For many years, French agency networks struggled to make an impact on the international stage. Whether it was a cultural disconnect, perceived arrogance, limited experience of handling multinational business or the generally low esteem in which French advertising was held outside its heartland, foreign forays were rarely a case of French without tears.

Which may help explain why the agency that eventually became Publicis London went through so many ups and downs before it cemented its place in the UK ad establishment.

Publicis had taken the first tentative steps outside its own country with the opening of a New York outpost in 1957. But it was not until the 70s that it began establishing a European network, essential if it was going to service the advertisers forming the bedrock of its roster – L'Oréal (a client since 1934), Nestlé (1954) and Renault (1956).

It bought its way into the European market with the acquisition of Intermarco, formed as the Philips in-house agency, and Farner, a leading agency in France and Germany.

The combined Intermarco-Farner subsidiary gave Publicis representation in more than 15 markets and included McCormick Richards, then one of Britain’s fastest-growing shops.

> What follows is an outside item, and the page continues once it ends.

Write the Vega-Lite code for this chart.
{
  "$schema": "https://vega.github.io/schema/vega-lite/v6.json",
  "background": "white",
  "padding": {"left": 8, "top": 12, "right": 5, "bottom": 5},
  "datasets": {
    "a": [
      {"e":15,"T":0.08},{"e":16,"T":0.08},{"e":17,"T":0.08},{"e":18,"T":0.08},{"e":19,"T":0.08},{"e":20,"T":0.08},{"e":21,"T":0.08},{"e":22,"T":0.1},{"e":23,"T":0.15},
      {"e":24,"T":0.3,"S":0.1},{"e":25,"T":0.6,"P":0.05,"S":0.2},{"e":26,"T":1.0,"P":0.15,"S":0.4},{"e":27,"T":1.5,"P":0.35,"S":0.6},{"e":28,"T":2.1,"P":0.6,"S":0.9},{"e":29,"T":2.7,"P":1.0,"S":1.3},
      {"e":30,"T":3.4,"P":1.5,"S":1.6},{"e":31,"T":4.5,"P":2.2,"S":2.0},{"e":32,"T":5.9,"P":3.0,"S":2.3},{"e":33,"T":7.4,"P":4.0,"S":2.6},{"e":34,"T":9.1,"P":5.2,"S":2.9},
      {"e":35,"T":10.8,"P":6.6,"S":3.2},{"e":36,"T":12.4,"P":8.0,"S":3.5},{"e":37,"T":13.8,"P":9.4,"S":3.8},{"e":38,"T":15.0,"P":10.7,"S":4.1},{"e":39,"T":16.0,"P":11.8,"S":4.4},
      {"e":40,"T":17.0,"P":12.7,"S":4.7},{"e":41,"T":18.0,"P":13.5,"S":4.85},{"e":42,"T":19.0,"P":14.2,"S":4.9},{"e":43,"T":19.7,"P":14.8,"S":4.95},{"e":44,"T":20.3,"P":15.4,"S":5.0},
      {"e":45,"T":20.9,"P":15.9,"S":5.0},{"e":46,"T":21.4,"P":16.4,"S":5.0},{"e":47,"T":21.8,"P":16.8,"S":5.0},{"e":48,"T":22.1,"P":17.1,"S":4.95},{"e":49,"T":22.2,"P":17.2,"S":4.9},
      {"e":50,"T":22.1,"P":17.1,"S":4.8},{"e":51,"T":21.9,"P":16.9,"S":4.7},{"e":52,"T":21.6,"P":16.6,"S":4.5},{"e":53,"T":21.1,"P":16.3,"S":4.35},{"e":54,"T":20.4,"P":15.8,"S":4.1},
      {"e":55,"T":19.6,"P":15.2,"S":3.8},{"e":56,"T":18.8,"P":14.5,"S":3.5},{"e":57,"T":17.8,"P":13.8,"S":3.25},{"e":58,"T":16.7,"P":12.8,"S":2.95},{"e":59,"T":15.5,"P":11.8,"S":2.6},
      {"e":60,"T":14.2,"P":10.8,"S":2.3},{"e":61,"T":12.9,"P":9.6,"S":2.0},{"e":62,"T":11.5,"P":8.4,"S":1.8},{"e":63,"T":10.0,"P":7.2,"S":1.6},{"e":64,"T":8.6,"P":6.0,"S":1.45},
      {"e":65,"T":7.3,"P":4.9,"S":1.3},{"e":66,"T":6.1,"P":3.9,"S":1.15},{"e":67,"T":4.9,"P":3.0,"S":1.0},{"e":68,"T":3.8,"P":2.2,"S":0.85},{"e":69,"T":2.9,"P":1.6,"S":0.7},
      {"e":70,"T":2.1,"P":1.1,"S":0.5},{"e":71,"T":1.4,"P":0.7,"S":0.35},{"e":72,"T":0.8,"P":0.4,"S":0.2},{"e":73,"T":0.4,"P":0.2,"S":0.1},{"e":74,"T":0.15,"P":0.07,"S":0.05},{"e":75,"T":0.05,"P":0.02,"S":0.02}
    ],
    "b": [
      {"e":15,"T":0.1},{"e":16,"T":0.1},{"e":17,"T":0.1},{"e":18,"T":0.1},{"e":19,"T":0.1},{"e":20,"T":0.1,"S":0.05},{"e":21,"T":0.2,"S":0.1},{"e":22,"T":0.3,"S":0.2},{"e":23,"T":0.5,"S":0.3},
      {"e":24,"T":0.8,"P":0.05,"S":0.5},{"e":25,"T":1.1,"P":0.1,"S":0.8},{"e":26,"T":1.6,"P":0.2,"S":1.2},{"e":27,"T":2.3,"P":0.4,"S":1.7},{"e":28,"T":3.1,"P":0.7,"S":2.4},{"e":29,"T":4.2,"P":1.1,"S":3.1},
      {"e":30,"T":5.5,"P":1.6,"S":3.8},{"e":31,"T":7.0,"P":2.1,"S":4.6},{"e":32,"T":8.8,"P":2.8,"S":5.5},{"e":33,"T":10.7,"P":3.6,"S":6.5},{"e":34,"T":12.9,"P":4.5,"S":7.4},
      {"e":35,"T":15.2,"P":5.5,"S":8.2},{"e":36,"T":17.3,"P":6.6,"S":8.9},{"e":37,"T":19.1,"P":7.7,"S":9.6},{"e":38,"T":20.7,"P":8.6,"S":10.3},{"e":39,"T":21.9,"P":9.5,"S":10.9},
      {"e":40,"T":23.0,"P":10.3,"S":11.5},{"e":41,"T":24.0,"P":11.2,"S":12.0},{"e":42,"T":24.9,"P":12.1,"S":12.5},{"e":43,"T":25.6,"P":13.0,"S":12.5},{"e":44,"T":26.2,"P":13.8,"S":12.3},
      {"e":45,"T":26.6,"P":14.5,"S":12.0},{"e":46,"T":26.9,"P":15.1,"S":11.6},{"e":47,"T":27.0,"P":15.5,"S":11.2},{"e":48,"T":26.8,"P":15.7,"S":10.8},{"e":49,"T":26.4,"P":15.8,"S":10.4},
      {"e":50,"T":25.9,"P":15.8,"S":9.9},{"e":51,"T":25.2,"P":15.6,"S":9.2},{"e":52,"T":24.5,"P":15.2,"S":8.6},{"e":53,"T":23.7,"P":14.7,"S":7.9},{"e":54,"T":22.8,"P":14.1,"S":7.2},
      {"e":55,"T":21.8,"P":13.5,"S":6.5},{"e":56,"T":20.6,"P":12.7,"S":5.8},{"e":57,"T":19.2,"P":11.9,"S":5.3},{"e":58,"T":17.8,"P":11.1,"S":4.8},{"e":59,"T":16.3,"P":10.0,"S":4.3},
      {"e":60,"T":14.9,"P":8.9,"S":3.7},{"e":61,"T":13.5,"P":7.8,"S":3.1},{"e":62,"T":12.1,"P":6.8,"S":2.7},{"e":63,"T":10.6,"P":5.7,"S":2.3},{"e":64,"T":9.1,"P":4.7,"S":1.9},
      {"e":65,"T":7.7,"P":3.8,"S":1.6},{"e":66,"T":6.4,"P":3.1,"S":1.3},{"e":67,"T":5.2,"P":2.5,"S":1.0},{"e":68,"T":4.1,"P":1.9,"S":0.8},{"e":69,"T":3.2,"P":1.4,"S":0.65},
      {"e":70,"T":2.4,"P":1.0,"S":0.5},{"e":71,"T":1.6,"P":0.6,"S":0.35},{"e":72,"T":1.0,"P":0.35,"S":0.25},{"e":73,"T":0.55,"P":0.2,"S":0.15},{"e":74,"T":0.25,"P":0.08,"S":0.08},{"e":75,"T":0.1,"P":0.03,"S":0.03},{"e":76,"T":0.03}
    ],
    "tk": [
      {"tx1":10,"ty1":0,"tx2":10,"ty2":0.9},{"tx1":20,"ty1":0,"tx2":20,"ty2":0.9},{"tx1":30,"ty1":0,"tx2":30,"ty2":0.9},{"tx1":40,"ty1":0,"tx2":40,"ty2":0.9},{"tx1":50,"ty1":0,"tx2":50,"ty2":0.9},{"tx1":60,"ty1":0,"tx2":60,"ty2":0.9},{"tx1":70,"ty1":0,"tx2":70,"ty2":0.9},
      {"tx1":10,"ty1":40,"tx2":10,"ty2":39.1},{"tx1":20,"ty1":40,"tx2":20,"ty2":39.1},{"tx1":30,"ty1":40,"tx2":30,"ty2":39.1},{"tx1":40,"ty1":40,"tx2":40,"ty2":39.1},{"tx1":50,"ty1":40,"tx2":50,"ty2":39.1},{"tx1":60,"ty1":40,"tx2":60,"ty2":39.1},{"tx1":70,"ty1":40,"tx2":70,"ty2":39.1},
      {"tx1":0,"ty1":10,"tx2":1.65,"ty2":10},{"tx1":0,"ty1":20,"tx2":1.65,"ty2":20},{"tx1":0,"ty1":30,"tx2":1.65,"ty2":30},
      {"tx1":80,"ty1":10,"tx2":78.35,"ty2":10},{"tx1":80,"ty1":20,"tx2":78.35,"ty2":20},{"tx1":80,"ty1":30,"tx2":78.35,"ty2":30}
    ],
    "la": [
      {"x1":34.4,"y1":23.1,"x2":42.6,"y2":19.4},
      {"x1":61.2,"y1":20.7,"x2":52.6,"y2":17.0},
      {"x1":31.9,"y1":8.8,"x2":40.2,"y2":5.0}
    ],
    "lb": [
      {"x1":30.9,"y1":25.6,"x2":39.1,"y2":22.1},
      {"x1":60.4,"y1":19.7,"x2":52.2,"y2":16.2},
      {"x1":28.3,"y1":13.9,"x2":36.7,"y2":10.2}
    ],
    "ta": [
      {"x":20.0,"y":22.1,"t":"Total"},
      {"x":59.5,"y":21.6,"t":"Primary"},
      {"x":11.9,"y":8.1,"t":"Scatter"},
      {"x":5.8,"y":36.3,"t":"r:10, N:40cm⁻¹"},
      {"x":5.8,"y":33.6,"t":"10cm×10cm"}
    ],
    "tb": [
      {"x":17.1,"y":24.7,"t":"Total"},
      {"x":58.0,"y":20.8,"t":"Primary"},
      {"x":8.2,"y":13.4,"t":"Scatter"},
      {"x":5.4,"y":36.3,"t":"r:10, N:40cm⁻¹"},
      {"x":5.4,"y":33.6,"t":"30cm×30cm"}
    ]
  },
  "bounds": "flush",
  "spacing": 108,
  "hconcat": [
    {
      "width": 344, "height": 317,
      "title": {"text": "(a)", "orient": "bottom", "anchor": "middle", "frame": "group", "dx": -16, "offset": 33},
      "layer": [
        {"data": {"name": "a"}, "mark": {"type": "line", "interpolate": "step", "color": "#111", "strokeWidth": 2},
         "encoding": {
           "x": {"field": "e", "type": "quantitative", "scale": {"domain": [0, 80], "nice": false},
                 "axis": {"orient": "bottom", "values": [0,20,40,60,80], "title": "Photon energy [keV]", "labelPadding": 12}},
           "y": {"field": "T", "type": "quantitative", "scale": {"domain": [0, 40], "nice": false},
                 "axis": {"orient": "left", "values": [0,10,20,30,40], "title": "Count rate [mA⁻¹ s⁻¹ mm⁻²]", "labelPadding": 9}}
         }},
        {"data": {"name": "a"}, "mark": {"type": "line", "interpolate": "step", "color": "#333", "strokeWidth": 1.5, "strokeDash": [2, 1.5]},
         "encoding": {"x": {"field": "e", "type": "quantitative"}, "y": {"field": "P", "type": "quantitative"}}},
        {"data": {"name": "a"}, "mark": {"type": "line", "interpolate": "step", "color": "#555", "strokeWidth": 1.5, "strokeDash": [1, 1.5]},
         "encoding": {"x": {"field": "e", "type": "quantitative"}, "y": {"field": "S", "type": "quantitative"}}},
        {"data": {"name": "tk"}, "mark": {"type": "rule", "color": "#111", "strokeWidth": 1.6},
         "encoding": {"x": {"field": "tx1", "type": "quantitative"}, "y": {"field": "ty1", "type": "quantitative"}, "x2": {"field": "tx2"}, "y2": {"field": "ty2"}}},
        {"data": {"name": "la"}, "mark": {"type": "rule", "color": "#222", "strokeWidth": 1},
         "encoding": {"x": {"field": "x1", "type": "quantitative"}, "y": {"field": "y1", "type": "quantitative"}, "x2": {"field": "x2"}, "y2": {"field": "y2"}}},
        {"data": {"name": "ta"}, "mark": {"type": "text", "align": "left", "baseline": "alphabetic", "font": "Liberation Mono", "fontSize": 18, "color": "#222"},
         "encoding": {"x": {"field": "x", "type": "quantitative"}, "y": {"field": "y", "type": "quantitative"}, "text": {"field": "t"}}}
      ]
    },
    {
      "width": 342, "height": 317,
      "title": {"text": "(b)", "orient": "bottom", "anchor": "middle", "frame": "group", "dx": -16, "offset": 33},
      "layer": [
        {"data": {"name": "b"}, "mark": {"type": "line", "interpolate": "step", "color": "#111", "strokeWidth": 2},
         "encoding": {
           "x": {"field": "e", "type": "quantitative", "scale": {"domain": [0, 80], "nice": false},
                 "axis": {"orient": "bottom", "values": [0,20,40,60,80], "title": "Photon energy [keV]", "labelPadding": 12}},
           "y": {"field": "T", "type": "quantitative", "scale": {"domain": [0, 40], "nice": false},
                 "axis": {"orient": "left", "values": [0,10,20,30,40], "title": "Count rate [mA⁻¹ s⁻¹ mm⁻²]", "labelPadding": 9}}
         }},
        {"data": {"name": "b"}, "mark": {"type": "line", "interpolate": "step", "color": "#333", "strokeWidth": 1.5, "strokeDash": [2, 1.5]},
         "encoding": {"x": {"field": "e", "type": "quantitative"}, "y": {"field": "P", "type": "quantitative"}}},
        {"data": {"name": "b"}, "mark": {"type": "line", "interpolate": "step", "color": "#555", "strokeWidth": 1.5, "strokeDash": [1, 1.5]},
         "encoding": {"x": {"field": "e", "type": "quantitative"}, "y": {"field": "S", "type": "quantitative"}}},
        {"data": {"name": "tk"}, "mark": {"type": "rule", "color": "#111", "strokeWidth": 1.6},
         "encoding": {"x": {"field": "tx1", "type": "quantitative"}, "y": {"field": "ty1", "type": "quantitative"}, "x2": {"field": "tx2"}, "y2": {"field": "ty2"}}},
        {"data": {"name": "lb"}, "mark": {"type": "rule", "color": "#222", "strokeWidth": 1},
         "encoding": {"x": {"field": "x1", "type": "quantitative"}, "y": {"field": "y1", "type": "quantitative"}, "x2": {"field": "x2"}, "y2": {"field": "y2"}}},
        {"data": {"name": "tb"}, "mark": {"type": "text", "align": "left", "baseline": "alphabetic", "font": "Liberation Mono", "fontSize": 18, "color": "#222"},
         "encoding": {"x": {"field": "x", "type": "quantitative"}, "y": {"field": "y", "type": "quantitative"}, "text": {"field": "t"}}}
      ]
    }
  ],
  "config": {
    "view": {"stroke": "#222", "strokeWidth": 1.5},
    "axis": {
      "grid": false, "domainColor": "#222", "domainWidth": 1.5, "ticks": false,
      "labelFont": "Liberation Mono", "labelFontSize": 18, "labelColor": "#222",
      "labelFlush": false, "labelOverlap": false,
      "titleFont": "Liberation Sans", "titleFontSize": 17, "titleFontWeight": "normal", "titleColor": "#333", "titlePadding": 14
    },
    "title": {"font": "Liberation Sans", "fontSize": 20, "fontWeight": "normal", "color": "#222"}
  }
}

Under Michael Conroy, the charming and eloquent Irishman who became the Publicis UK chairman, it set out to bolster the agency’s UK presence and establish what has been an ongoing custom of constantly broadening its communication offering.

Conroy began the trend when he led negotiations to buy the financially troubled Geers Gross in 1991. The acquisitions have continued steadily since that time with Chemistry, the brand engagement specialist, joining the fold in 2011 and the digital agency Poke in 2013.

As for the main agency, for a long time bedevilled by revolving-door management, creative output has been somewhat hit-and-miss. Even so, its famous “Papa and Nicole” campaign for the Renault Clio and, more recently, its introduction of Brian the robot for are testament to Publicis London’s talent for producing big, populist campaigns.